The RDCK already implemented a 10 per cent increase in tipping fees back in April. Wolf says both increases are the result of inflation and were inevitable, but adds that the RDCK didn’t anticipate January’s to be as significant.
“We did expect some increases over the course of the year, given the ongoing inflation that was in place. The fact that we had to go as high as we did was a little bit of a surprise,” he said.
“Part of it was that we had the implementation of the last increase in April, but the original budget had foreseen an early implementation of that. So, in reality, we had less tipping fee revenues than we had anticipated in the original budget in 2023, and part of that we need to compensate with the current increases.”
According to Wolf, the increases will also help the RDCK replenish its diminishing reserves, which fund major capital projects. He says that over the last few years, inflation has resulted in other regulatory cost increases that have severely depleted the district’s reserves.
“Over the years, we’ve depleted any reserves that were in place, and that requires us to take out loans for capital projects. With the increased cost of loans, the borrowing cost for interest and principal payments this year is over $1.3 million. So that is something we need to compensate for and account for, and we try to compensate for that with increases both on the taxation side and the tipping fee side.”

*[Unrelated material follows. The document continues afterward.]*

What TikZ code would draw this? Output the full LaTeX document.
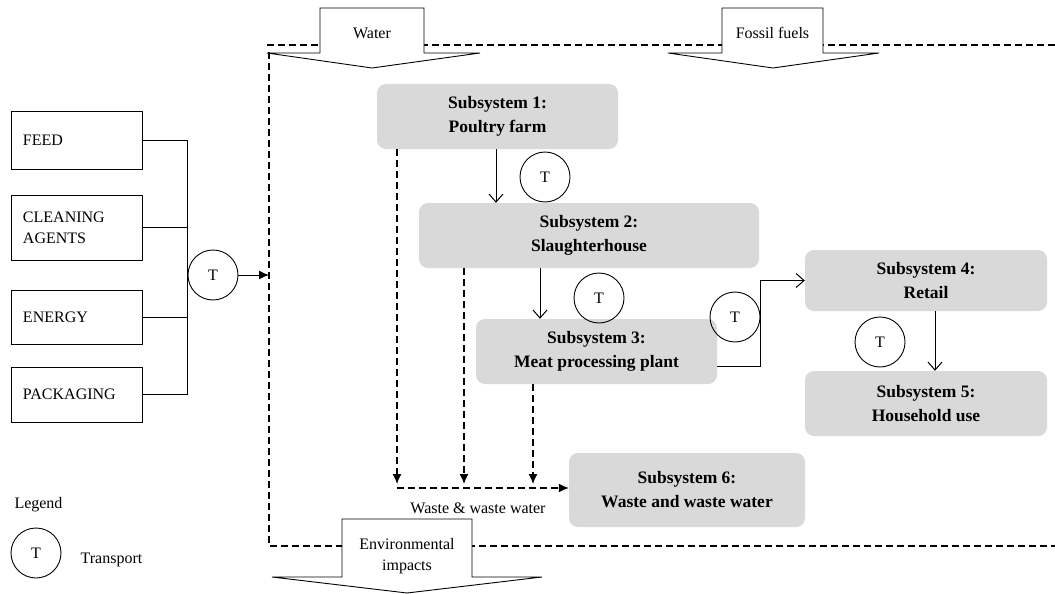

Wolf also explained that the RDCK relies on tipping fees and taxation to support its recycling program and a variety of subsidized waste disposal programs offered throughout the year for residents to dispose of certain materials free of charge.
“The yard and garden waste that we accept for portions of the year for free need to be stored, transported, and ground up through a contractor. That’s all a cost that needs to be recovered from the other waste materials or through taxation.”
To try to avoid significant increases in the future, Wolf says the RDCK has brought on a consultant to review the district’s waste and resource recovery operations, and rates, to point out where potential efficiencies could be gained for future budget planning.